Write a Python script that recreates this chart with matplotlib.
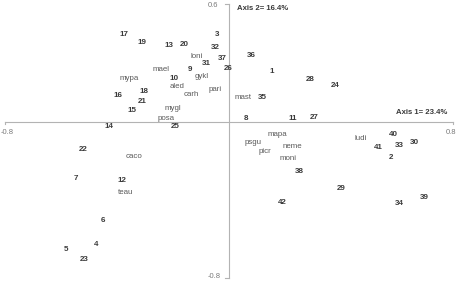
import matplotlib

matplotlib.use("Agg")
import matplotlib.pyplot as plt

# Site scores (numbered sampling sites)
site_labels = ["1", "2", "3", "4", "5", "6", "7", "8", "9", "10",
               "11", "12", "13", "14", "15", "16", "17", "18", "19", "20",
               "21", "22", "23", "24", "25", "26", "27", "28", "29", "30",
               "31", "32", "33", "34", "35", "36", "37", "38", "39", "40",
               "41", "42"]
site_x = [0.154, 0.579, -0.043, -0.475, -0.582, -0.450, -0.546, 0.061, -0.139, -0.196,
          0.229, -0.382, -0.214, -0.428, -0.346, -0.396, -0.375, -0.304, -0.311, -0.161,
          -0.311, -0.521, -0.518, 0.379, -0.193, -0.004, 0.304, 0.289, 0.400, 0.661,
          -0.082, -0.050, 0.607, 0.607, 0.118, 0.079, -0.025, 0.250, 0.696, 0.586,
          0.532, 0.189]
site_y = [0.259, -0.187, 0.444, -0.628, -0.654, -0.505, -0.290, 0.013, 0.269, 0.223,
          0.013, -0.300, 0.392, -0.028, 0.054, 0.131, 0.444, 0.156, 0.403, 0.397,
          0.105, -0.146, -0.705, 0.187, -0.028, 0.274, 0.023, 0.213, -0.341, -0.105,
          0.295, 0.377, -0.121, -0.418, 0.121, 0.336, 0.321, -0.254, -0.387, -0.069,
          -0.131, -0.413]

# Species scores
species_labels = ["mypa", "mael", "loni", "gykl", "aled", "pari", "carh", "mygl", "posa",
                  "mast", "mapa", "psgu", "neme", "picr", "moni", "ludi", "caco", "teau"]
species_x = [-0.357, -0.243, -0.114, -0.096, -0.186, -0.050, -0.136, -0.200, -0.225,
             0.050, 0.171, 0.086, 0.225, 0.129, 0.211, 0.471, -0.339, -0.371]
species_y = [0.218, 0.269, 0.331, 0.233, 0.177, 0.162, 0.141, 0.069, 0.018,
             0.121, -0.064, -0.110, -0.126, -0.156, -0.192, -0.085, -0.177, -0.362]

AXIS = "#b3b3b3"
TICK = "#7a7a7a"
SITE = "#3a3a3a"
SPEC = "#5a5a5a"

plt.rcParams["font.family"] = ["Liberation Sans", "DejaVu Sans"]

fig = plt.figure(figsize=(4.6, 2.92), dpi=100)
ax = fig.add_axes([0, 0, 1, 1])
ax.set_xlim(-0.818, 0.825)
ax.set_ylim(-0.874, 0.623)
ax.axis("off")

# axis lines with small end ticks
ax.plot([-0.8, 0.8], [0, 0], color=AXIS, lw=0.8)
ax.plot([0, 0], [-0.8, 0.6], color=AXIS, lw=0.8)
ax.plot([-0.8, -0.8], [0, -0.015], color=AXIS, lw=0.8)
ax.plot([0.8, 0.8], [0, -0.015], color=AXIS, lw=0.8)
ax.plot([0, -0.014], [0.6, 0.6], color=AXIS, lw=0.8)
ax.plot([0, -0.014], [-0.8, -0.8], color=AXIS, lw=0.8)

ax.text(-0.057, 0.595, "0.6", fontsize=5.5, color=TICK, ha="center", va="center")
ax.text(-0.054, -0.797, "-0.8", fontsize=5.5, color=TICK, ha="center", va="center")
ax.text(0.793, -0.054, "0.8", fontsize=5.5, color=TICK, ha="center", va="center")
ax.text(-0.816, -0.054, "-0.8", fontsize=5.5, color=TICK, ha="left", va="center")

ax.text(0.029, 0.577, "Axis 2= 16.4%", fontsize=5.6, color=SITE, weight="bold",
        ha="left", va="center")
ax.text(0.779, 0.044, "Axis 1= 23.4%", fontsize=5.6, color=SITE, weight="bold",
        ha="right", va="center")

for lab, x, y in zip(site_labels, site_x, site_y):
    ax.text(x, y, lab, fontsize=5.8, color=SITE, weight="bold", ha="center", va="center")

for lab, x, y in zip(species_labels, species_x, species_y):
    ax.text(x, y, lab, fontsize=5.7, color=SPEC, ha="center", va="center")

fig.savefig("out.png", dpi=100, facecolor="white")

::::::::

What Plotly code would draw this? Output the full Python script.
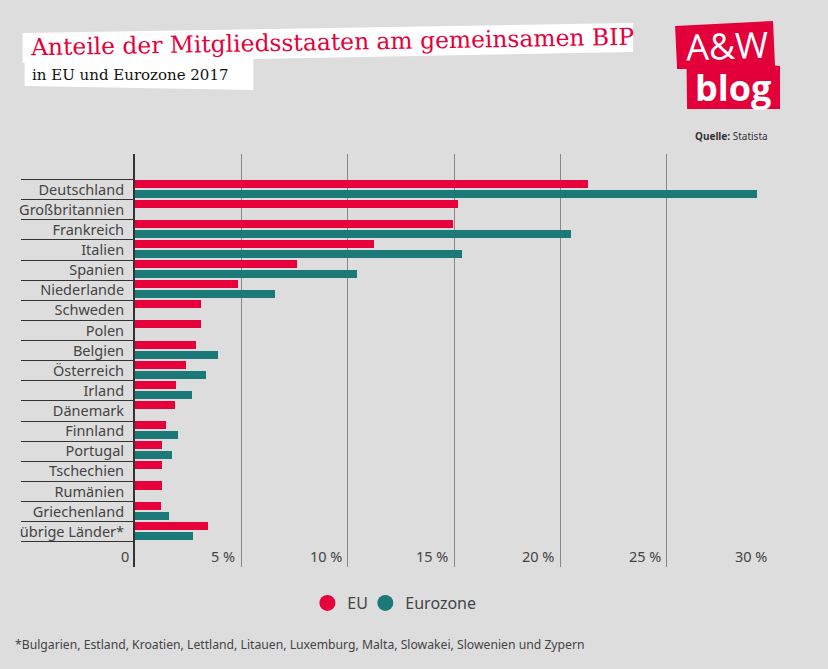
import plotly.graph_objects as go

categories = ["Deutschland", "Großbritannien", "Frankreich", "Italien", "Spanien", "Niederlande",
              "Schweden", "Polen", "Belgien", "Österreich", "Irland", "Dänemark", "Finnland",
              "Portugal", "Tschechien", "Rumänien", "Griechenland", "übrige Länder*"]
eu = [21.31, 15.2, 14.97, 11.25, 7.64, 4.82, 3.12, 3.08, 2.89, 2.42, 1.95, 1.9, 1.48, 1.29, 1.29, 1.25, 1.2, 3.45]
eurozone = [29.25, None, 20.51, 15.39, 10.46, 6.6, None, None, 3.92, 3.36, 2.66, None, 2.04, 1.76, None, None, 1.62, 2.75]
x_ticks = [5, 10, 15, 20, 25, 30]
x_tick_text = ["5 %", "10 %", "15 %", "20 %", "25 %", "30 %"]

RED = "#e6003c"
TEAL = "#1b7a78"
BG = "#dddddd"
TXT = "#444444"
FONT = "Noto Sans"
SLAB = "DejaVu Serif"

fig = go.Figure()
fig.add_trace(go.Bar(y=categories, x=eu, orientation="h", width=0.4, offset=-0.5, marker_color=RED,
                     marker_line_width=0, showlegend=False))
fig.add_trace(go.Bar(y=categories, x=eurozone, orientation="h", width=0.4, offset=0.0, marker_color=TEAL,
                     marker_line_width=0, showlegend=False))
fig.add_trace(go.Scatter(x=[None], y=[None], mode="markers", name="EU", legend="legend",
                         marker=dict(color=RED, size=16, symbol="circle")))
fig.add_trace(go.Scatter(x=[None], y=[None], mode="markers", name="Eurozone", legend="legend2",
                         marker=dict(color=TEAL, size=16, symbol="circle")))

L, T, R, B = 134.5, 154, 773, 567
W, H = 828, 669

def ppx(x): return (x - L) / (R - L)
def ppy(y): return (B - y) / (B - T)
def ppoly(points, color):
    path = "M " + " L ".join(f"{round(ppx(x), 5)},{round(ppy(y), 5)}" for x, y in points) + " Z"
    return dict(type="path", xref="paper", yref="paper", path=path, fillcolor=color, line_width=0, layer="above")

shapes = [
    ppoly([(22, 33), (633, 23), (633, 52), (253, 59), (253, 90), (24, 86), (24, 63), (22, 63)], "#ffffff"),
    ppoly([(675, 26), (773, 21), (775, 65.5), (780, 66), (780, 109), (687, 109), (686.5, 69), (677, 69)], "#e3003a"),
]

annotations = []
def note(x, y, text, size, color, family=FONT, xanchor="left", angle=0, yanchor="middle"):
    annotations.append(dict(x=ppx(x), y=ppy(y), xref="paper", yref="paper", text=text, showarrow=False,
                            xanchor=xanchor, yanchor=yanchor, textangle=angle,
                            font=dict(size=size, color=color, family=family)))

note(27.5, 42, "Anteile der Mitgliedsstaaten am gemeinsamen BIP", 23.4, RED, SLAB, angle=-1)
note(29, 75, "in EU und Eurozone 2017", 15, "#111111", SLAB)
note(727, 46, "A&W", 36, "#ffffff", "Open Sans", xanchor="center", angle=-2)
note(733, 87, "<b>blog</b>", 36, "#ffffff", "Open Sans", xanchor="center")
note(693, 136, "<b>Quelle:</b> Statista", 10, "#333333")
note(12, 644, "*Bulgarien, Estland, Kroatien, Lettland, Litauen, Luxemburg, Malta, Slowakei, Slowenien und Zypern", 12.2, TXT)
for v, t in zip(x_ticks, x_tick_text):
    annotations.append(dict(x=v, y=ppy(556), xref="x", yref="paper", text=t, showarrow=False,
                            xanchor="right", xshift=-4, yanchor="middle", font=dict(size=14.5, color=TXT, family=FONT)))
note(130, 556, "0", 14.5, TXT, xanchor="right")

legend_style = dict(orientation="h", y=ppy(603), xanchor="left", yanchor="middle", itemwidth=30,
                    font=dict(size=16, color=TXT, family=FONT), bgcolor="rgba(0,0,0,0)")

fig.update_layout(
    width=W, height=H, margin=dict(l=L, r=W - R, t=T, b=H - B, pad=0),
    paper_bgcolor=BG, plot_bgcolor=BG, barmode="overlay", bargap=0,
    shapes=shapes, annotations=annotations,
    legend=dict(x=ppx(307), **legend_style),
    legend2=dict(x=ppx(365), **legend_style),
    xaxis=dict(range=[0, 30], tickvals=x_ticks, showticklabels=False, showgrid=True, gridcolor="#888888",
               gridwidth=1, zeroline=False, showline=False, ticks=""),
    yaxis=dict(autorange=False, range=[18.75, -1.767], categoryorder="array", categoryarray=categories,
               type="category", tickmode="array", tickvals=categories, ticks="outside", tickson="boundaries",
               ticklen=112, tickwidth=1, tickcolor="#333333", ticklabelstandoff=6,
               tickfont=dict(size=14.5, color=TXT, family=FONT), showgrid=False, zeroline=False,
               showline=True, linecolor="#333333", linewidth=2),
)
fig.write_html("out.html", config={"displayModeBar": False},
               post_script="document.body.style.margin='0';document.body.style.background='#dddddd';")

::::::::

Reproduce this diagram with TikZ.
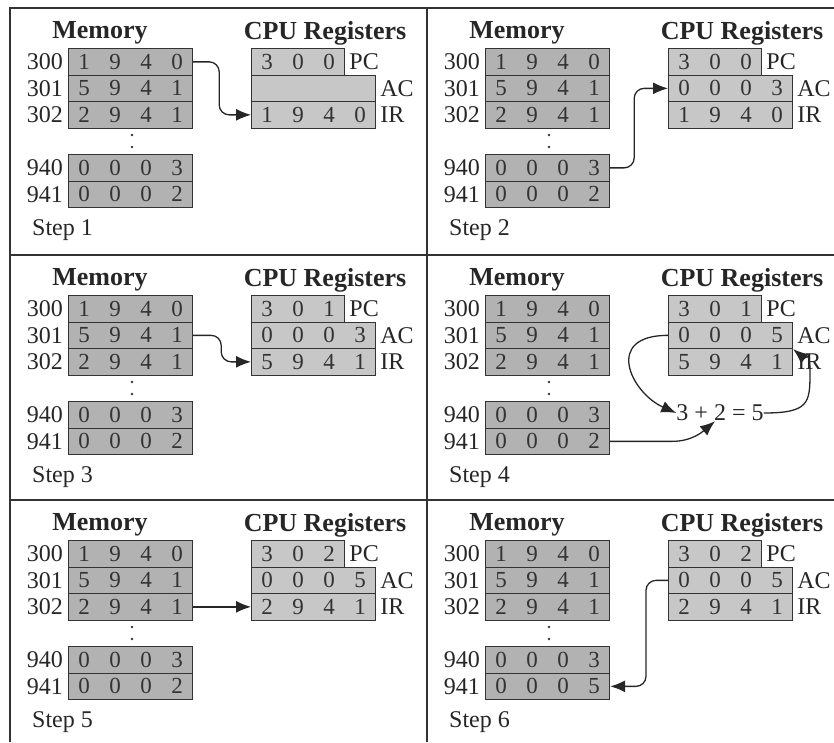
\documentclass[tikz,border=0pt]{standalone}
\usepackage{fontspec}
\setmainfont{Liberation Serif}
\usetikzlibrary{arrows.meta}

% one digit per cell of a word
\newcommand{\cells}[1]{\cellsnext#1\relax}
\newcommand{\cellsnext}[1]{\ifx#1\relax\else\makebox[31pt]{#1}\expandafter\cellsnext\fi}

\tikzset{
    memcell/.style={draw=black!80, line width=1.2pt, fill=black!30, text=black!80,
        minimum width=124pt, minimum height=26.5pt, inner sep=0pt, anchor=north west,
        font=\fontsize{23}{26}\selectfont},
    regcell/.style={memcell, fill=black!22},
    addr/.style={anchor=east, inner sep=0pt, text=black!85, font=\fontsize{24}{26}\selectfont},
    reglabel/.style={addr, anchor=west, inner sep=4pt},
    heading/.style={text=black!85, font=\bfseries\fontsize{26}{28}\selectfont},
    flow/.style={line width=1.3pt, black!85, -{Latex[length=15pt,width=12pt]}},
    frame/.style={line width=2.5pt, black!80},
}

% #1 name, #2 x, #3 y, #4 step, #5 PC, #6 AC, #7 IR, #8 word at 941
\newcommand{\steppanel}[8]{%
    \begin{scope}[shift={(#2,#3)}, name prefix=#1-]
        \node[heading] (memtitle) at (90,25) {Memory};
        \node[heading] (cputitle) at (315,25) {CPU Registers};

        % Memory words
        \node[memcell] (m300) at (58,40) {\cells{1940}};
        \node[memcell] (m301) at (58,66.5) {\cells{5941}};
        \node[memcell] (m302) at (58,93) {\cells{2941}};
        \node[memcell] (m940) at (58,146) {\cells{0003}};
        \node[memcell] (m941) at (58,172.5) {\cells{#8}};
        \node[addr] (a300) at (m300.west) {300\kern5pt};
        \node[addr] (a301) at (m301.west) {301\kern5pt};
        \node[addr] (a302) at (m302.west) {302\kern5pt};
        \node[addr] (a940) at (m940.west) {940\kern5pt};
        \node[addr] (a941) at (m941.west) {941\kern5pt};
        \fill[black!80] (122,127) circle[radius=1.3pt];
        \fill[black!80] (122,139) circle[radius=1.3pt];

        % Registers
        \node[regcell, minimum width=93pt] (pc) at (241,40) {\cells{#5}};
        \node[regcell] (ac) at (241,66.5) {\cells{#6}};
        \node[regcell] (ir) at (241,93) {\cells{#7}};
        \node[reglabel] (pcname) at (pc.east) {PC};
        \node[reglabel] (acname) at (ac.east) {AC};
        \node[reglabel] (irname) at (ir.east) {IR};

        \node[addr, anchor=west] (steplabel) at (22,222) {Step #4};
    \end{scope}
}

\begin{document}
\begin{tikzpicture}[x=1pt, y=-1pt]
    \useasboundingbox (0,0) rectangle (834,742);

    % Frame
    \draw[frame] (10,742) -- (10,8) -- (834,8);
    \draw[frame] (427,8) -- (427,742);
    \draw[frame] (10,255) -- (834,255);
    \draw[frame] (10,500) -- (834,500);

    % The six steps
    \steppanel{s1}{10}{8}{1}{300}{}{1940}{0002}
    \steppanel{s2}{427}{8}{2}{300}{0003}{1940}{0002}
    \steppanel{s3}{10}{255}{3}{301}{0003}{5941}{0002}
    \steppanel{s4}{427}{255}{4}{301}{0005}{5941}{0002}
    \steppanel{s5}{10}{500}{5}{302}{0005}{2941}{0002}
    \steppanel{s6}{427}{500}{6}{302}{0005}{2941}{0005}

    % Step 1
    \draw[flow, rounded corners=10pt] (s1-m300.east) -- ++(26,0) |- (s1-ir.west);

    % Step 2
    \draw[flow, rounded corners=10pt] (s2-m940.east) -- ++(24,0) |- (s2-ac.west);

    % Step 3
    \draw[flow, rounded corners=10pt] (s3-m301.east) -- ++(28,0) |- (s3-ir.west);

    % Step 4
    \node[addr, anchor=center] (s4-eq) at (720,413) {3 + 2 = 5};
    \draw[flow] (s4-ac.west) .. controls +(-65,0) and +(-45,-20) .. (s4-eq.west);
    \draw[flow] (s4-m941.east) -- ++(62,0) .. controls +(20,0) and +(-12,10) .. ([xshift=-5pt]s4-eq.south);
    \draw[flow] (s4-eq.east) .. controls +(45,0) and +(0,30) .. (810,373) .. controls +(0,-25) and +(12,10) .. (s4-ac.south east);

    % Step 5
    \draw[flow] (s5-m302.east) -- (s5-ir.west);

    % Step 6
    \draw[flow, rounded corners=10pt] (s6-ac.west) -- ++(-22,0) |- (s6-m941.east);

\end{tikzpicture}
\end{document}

::::::::

▶ [Work to be completed]: Pictures should be left out. Retype only the run of lines from the line containing "Write a Python" to the line containing "import matplotlib.pyplot as plt", inclusive.

▶ [Response to this exercise]:
Write a Python script that recreates this chart with matplotlib.
import matplotlib

matplotlib.use("Agg")
import matplotlib.pyplot as plt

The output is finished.